Starting next year, students at South Tahoe High School who are in the construction path of career technical education will begin building tiny houses.

“We came up with this idea of adding tiny houses in upper level classes to add more diversity to classes and have a CAPstone project which will tie everything they’ve learned together in one project,” said Lake Tahoe Unified School District’s Kim Carr.



South Tahoe High students work in the construction room. Provided

South Tahoe Career & Technical Education offers technical skills training to help students enter the workforce right from school. Construction is one of the 12 CTE pathways offered.

Students in the construction pathway learn and develop basic construction skills such as framing, electrical and plumbing. The classes are taught by professionals in the field.



“We want to attract students to professions with upward mobility and growing demand,” Carr said.

The tiny houses will come to the students as kits, which they will assemble on a trailer so when it’s done, it can easily be relocated.
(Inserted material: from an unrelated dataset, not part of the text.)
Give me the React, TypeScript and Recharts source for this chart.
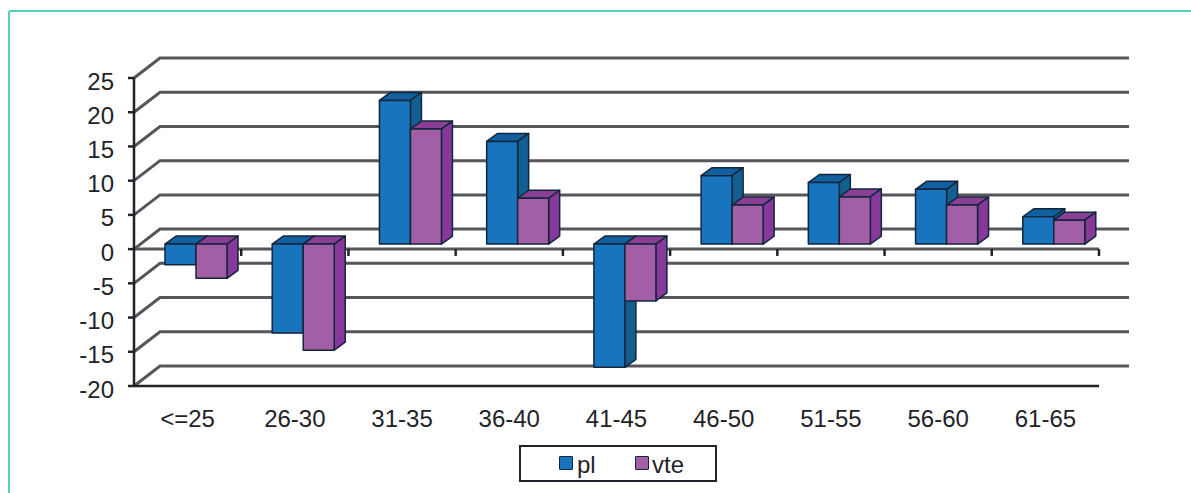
import { BarChart, Bar, XAxis, YAxis, CartesianGrid, Legend, ReferenceLine } from "recharts";

const categories = ["<=25", "26-30", "31-35", "36-40", "41-45", "46-50", "51-55", "56-60", "61-65"];
const plValues = [-3, -13, 21, 15, -18, 10, 9, 8, 4];
const vteValues = [-5, -15.5, 16.8, 6.7, -8.3, 5.7, 6.9, 5.7, 3.5];
const yTicks = [-20, -15, -10, -5, 0, 5, 10, 15, 20, 25];

const data = categories.map((age, i) => ({ age, pl: plValues[i], vte: vteValues[i] }));

const FONT = '"Liberation Sans", Arial, sans-serif';
const INK = "#1f2328";
const GRID = "#54565c";

// fake 3D look of the old spreadsheet chart
const WALL_DX = 26;
const WALL_DY = -20;
const BAR_DX = 8;
const BAR_DY = -5;
const DEPTH_X = 11;
const DEPTH_Y = -8;

const makeBox = (front: string, top: string, side: string) => (props: any) => {
  const { x, y, width, height } = props;
  const left = x + BAR_DX;
  const right = left + width;
  const upper = Math.min(y, y + height) + BAR_DY;
  const lower = Math.max(y, y + height) + BAR_DY;
  const outline = { stroke: "#14263c", strokeWidth: 1.5, strokeLinejoin: "round" as const };
  return (
    <g>
      <polygon
        points={`${left},${upper} ${left + DEPTH_X},${upper + DEPTH_Y} ${right + DEPTH_X},${upper + DEPTH_Y} ${right},${upper}`}
        fill={top}
        {...outline}
      />
      <polygon
        points={`${right},${upper} ${right + DEPTH_X},${upper + DEPTH_Y} ${right + DEPTH_X},${lower + DEPTH_Y} ${right},${lower}`}
        fill={side}
        {...outline}
      />
      <rect x={left} y={upper} width={width} height={lower - upper} fill={front} {...outline} />
    </g>
  );
};

const wallLine = (props: any) => {
  const { x1, x2, y1, key } = props;
  return (
    <polyline
      key={key}
      points={`${x1},${y1} ${x1 + WALL_DX},${y1 + WALL_DY} ${x2 + 30},${y1 + WALL_DY}`}
      fill="none"
      stroke={GRID}
      strokeWidth={3}
    />
  );
};

const swatchColors: Record<string, string> = { pl: "#1874BC", vte: "#A25FA5" };

const LegendBox = ({ payload }: any) => (
  <div
    style={{
      boxSizing: "border-box",
      width: 198,
      height: 37,
      border: `2.5px solid ${INK}`,
      background: "#fff",
      position: "relative",
      fontFamily: FONT,
      fontSize: 24,
      color: INK,
    }}
  >
    {(payload || []).map((item: any, i: number) => (
      <span key={item.value}>
        <span
          style={{
            position: "absolute",
            left: 38 + i * 76,
            top: 9,
            width: 12,
            height: 12,
            background: swatchColors[item.value],
            border: "1.5px solid #14263c",
            borderRadius: 1,
          }}
        />
        <span style={{ position: "absolute", left: 56 + i * 75, top: 5, lineHeight: "26px" }}>{item.value}</span>
      </span>
    ))}
  </div>
);

export default function App() {
  return (
    <div style={{ position: "absolute", left: 0, top: 0, width: 1191, height: 493, background: "#fff", overflow: "hidden" }}>
      <div
        style={{
          position: "absolute",
          left: 8,
          top: 10,
          right: 0,
          bottom: 0,
          borderTop: "2px solid #55d0bb",
          borderLeft: "2px solid #55d0bb",
          borderTopLeftRadius: 3,
        }}
      />
      <BarChart
        width={1191}
        height={493}
        data={data}
        barSize={31}
        barGap={0}
        margin={{ top: 78, right: 92, bottom: 47, left: 0 }}
        style={{ fontFamily: FONT }}
      >
        <CartesianGrid vertical={false} horizontal={wallLine} />
        <XAxis
          dataKey="age"
          height={60}
          interval={0}
          tickLine={false}
          tickMargin={18}
          axisLine={{ stroke: INK, strokeWidth: 2.5 }}
          tick={{ fill: INK, fontSize: 24 }}
        />
        <YAxis
          width={134}
          domain={[-20, 25]}
          ticks={yTicks}
          interval={0}
          tickSize={6}
          tickMargin={14}
          axisLine={{ stroke: INK, strokeWidth: 2.5 }}
          tickLine={{ stroke: INK, strokeWidth: 2.5 }}
          tick={{ fill: INK, fontSize: 24, dy: 3 }}
        />
        <ReferenceLine y={0} stroke={GRID} strokeWidth={3} zIndex={50} />
        {categories.map((age) => (
          <ReferenceLine
            key={age}
            segment={[
              { x: age, y: 0 },
              { x: age, y: -1 },
            ]}
            position="end"
            stroke={INK}
            strokeWidth={2.5}
            zIndex={50}
          />
        ))}
        <Bar dataKey="pl" name="pl" fill="#1874BC" shape={makeBox("#1874BC", "#12609f", "#125f92")} isAnimationActive={false} />
        <Bar dataKey="vte" name="vte" fill="#A25FA5" shape={makeBox("#A25FA5", "#8a3f96", "#86399a")} isAnimationActive={false} />
        <Legend
          verticalAlign="middle"
          content={<LegendBox />}
          wrapperStyle={{ left: 519, top: 445, width: 198, height: 37, transform: "none" }}
        />
      </BarChart>
    </div>
  );
}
Students in the environmental engineering pathway will help design the interior of the houses.

Carr said there is very little gender diversity in the construction pathway or ethnic diversity in environmental engineering. So by having both pathways work on the project, she hopes it will inspire students to want to learn both pathways.

“Environmental engineering students might want to build the thing they’ve designed and construction students might want to have a hand in designing the thing they’re building,” Carr said.

Once the houses are completed, they will be sold at cost to the disadvantaged in the community. They can also help people connect with financial programs to help purchase houses.

The only reason the school is selling the house is to make enough money to purchase materials for the next class.

“The revenue is needed to sustain the program,” Carr said.

A grant has allowed the school to purchase their first set of materials as well as send the instructor, Tom Castles, to get additional training.

Carr said the school is currently tracking the Tahoe Regional Planning Agency and the city of South Lake Tahoe to stay up-to-date on additional dwelling unit and permitting policies.

“It’s a little piece of helping the housing problem and construction is in great demand so its workforce development,” Carr said.